Machine learning approaches to admixture design for clay-based cements

Abstract

Replacement of 30% of ordinary Portland cement (OPC) by metakaolin (MK) reduces the CO2 intensity but negatively impacts the workability. A critical challenge facing adoption of this next-generation infrastructure material is developing admixture systems that impart workability similar to unblended OPC while retaining the advantages in strength and environmental stability conferred by MK. Hierarchical machine learning is a highly-supervised methodology that integrates physical and statistical modelling to understand and optimize complex systems. Here it is applied to designing admixture formulations for OPC-MK blends, providing exceedingly rapid admixture development as well as formulations tailored to specific materials. Elucidating how MK impacts workability of these systems was addressed by screening the effects of superplasticizers, viscosity-modifying admixtures, and water-reducing admixtures on pore solution properties, OPC rheology and the colloidal properties of MK suspensions.
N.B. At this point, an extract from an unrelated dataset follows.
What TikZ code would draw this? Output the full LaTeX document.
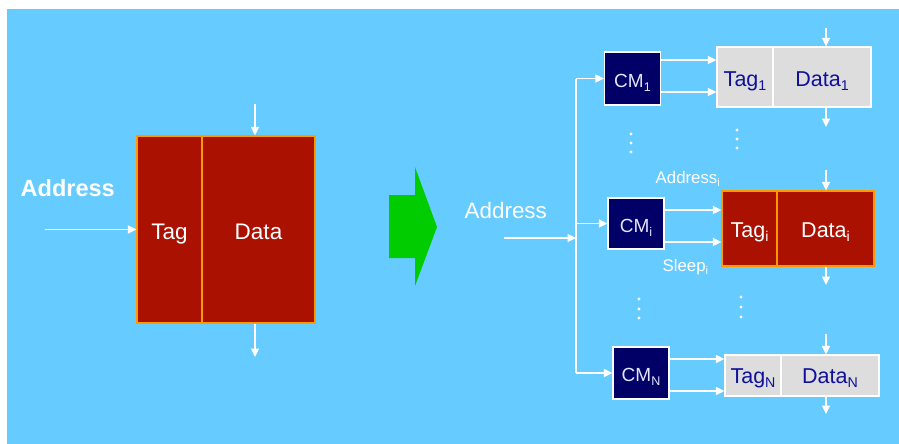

Changes in slump spread of 70% OPC/30% MK blends as a function of admixture formulation were fit using regression methods. Increases in slump spread were found to be a strong function of pore solution viscosity, effects of superplasticizer on MK zeta potential and electrosteric interactions, and coupling between pore solution viscosity and osmolality with MK zeta potential and electrosteric interactions, respectively. Work toward designing new admixtures that optimize these interactions will also be pursued.